In this complex there are some other rectangular temples with very good quality walls. Their specific duties are unknown; but, today tradition is trying to impose names for them, of course, without any documented support. A small room placed by the middle of this sector breaks the architectonic balance of the spot; it was made with "pirka" type walls that served perhaps as an inclosure for the "tarpuntay" or priest in charge of service in these temples. Besides, in this area there are some very well carved channels and remains of fountains that because of their quality and location must have had strictly religious duties as water was a special deity among Andean people who always had channels, fountains and reservoirs for its cult.
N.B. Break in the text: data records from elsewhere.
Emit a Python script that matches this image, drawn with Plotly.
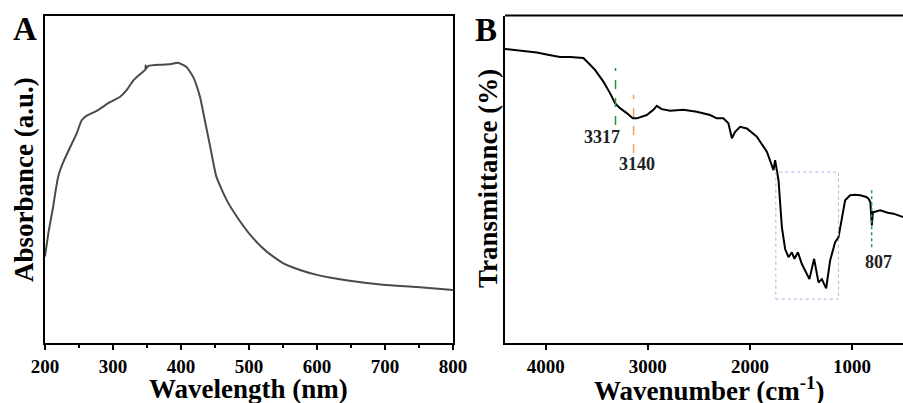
import plotly.graph_objects as go

# ---------------- Panel A: UV-vis absorbance ----------------
wavelength_nm = [200, 204.9, 207, 212.3, 215, 219.6, 227, 236.8, 246.6, 254, 262, 276, 296, 310, 320,
                 330, 345, 347.5, 348, 349, 352, 372, 386, 395, 408, 418, 428, 435, 443, 452,
                 467, 487, 506, 526, 550, 575, 600, 648, 697, 747, 800]
absorbance = [0.264, 0.335, 0.36, 0.42, 0.457, 0.51, 0.553, 0.597, 0.64, 0.680, 0.695, 0.709, 0.736, 0.751, 0.772,
              0.802, 0.830, 0.834, 0.848, 0.838, 0.846, 0.850, 0.852, 0.856, 0.843, 0.812, 0.751, 0.680, 0.599, 0.508,
              0.437, 0.371, 0.320, 0.279, 0.244, 0.223, 0.208, 0.190, 0.178, 0.171, 0.162]

# ---------------- Panel B: FTIR transmittance ----------------
wavenumber = [4400, 4330, 4253, 4180, 4089, 3980, 3861, 3763, 3632, 3583, 3518, 3436, 3371, 3322, 3273,
              3207, 3148, 3109, 3011, 2946, 2913, 2864, 2782, 2652, 2521, 2390, 2325, 2260, 2211,
              2177, 2145, 2096, 2030, 1932, 1834, 1769, 1753, 1720, 1687, 1655, 1622, 1589, 1564,
              1530, 1491, 1417, 1371, 1328, 1295, 1253, 1214, 1165, 1132, 1067, 1018, 970, 920,
              860, 838, 820, 805, 795, 782, 724, 650, 593, 494]
transmittance = [0.898, 0.896, 0.894, 0.890, 0.887, 0.880, 0.873, 0.873, 0.870, 0.855, 0.834, 0.798, 0.763, 0.732, 0.717,
                 0.702, 0.686, 0.686, 0.696, 0.712, 0.724, 0.714, 0.709, 0.712, 0.706, 0.696, 0.686, 0.686, 0.671,
                 0.625, 0.645, 0.660, 0.655, 0.630, 0.584, 0.528, 0.558, 0.497, 0.354, 0.287, 0.262, 0.277, 0.257,
                 0.277, 0.241, 0.195, 0.257, 0.185, 0.195, 0.167, 0.252, 0.308, 0.323, 0.436, 0.451, 0.453, 0.451,
                 0.446, 0.441, 0.43, 0.359, 0.40, 0.400, 0.405, 0.398, 0.395, 0.384]

peaks = [3317, 3140, 807]
peak_labels = ["3317", "3140", "807"]
peak_colors = ["#2f8f3a", "#f0a060", "#1e8c8c"]
box_wn = [1746, 1132]  # highlighted fingerprint region

W, H = 903, 403
def px(x):
    return x / W
def py(y):
    return 1 - y / H

ydom = [py(343), py(15.5)]
font_family = "Liberation Serif"

fig = go.Figure()
fig.add_trace(go.Scatter(x=wavelength_nm, y=absorbance, mode="lines",
                         line=dict(color="#4a4a4a", width=2, shape="spline", smoothing=0.5),
                         xaxis="x", yaxis="y", showlegend=False))
fig.add_trace(go.Scatter(x=wavenumber, y=transmittance, mode="lines", line=dict(color="black", width=2),
                         xaxis="x2", yaxis="y2", showlegend=False))

tickfont = dict(family=font_family, size=19, color="black", weight="bold")

fig.update_layout(
    template="none",
    width=W, height=H,
    margin=dict(l=0, r=0, t=0, b=0, pad=0, autoexpand=False),
    paper_bgcolor="white", plot_bgcolor="white",
    xaxis=dict(domain=[px(45), px(453)], range=[200, 800], dtick=100, tick0=200, automargin=False,
               showline=True, linecolor="black", linewidth=2, mirror=True,
               ticks="outside", ticklen=5, tickwidth=2, tickcolor="black",
               minor=dict(dtick=50, ticks="outside", ticklen=3, tickwidth=2, tickcolor="black"),
               showgrid=False, zeroline=False, tickfont=tickfont),
    yaxis=dict(domain=ydom, range=[0, 1], showticklabels=False, ticks="", automargin=False,
               showline=True, linecolor="black", linewidth=2, mirror=True,
               showgrid=False, zeroline=False, anchor="x"),
    xaxis2=dict(domain=[px(505), 1.0], range=[4400, 500], dtick=1000, tick0=0, automargin=False,
                showline=True, linecolor="black", linewidth=2, mirror=False,
                ticks="outside", ticklen=5, tickwidth=2, tickcolor="black",
                showgrid=False, zeroline=False, tickfont=tickfont, anchor="y2"),
    yaxis2=dict(domain=ydom, range=[0, 1], showticklabels=False, ticks="", automargin=False,
                showline=True, linecolor="black", linewidth=2, mirror=False,
                showgrid=False, zeroline=False, anchor="x2"),
)

# top border of panel B (right side is cut off in the reference)
fig.add_shape(type="line", xref="paper", yref="paper", x0=px(505), x1=1.0, y0=ydom[1], y1=ydom[1],
              line=dict(color="black", width=2))

# peak marker lines
vl = [(0.840, 0.666), (0.758, 0.580), (0.471, 0.292)]
for p, c, (y1, y0) in zip(peaks, peak_colors, vl):
    fig.add_shape(type="line", xref="x2", yref="y2", x0=p, x1=p, y0=y0, y1=y1,
                  line=dict(color=c, width=1.5, dash="dash" if p != 807 else "dot"))

# fingerprint box
fig.add_shape(type="rect", xref="x2", yref="y2", x0=box_wn[0], x1=box_wn[1], y0=0.134, y1=0.522,
              line=dict(color="#c7a6e0", width=1, dash="dot"))

lab_font = dict(family=font_family, size=18, color="#222222", weight="bold")
lab_pos = [(0.630, -14), (0.548, 3), (0.246, 7)]
for p, t, (yv, xs) in zip(peaks, peak_labels, lab_pos):
    fig.add_annotation(x=p, y=yv, xref="x2", yref="y2", text=t, showarrow=False, xshift=xs,
                       font=lab_font, xanchor="center", yanchor="middle")

title_font = dict(family=font_family, size=27, color="black", weight="bold")
fig.add_annotation(x=px(249), y=py(389), xref="paper", yref="paper", text="Wavelength (nm)",
                   showarrow=False, font=title_font, xanchor="center", yanchor="middle")
fig.add_annotation(x=px(709), y=py(389), xref="paper", yref="paper", text="Wavenumber (cm<sup>-1</sup>)",
                   showarrow=False, font=title_font, xanchor="center", yanchor="middle")
fig.add_annotation(x=px(24), y=py(180), xref="paper", yref="paper", text="Absorbance (a.u.)",
                   showarrow=False, font=title_font, textangle=-90, xanchor="center", yanchor="middle")
fig.add_annotation(x=px(488), y=py(179), xref="paper", yref="paper", text="Transmittance (%)",
                   showarrow=False, font=title_font, textangle=-90, xanchor="center", yanchor="middle")

panel_font = dict(family=font_family, size=33, color="black", weight="bold")
fig.add_annotation(x=px(25), y=py(29), xref="paper", yref="paper", text="A",
                   showarrow=False, font=panel_font, xanchor="center", yanchor="middle")
fig.add_annotation(x=px(486), y=py(30), xref="paper", yref="paper", text="B",
                   showarrow=False, font=panel_font, xanchor="center", yanchor="middle")

fig.write_html("out.html", config={"displayModeBar": False},
               post_script="document.body.style.margin='0px';")
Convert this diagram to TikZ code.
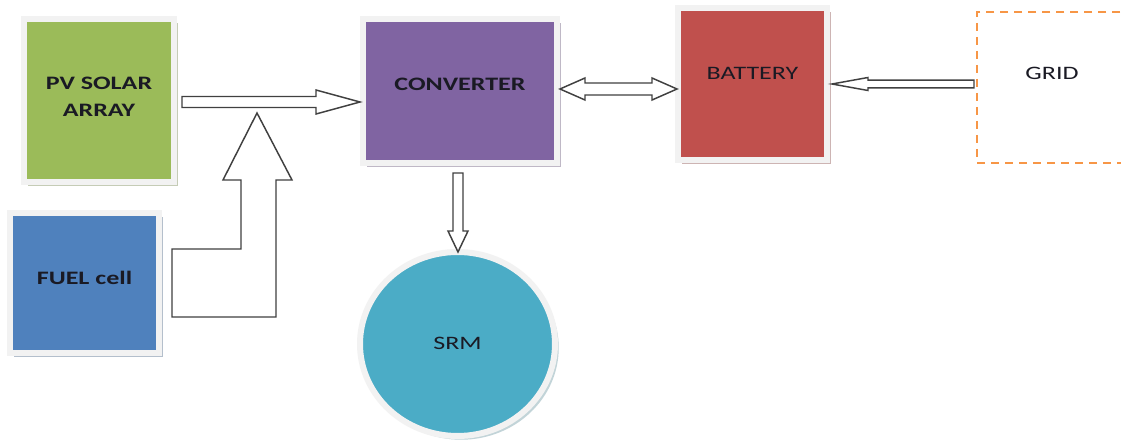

About 20 mts. (65 ft.) in front of the complex's main gate is a very special fountain of which the bottom is below the floor level and served as a water receptacle. On both sides of its spillway there are two carvings that look like handles; because of its layout it perhaps served as a bathtub to take "ceremonial baths" as a way of purifying the body. From this zone there is a partial view of the original channeling of the Urubamba River that flows in a straight line about 3.3 Kms. (2 miles). It is known that in Inkan times this river was completely channeled from P'isaq and as far as Ollantaytambo. The aim of the channel was to gain farmlands and protect them, covering a length of about 90 Kms. (56 miles) in the valley; today, in many sectors it is still possible to observe remains of the channel's lateral walls.
Going down by the stairway towards the southeast of the "Intiwatana" sector is the P'isaqa district that has a somewhat semicircular shape following the mountain's silhouette. It has a few walls with carved stones, some of the "pirka" type, and some others simply made with sun dried mud bricks. Over here there are some very well distributed "kanchas" (apartments). From the southern end of this sector, it is possible to see on the mountain abrupt surface some circular "pukaras" (defensive towers) and the adobe "qolqas" (storehouses) of sustenance goods. All over the complex there are farming terraces built even as far as the edge of precipices that still keep their straight sometimes vertical aqueducts (water does not flow any more) and their projecting ladders made with stones that are fit into the retaining walls allowing one to pass from one terrace to the other. From this sector, there is a trail toward the South in order to go down as far as the P'isaq colonial town; it offers a very interesting panorama. Otherwise, it will be necessary to take the northern trail to get the parking lot.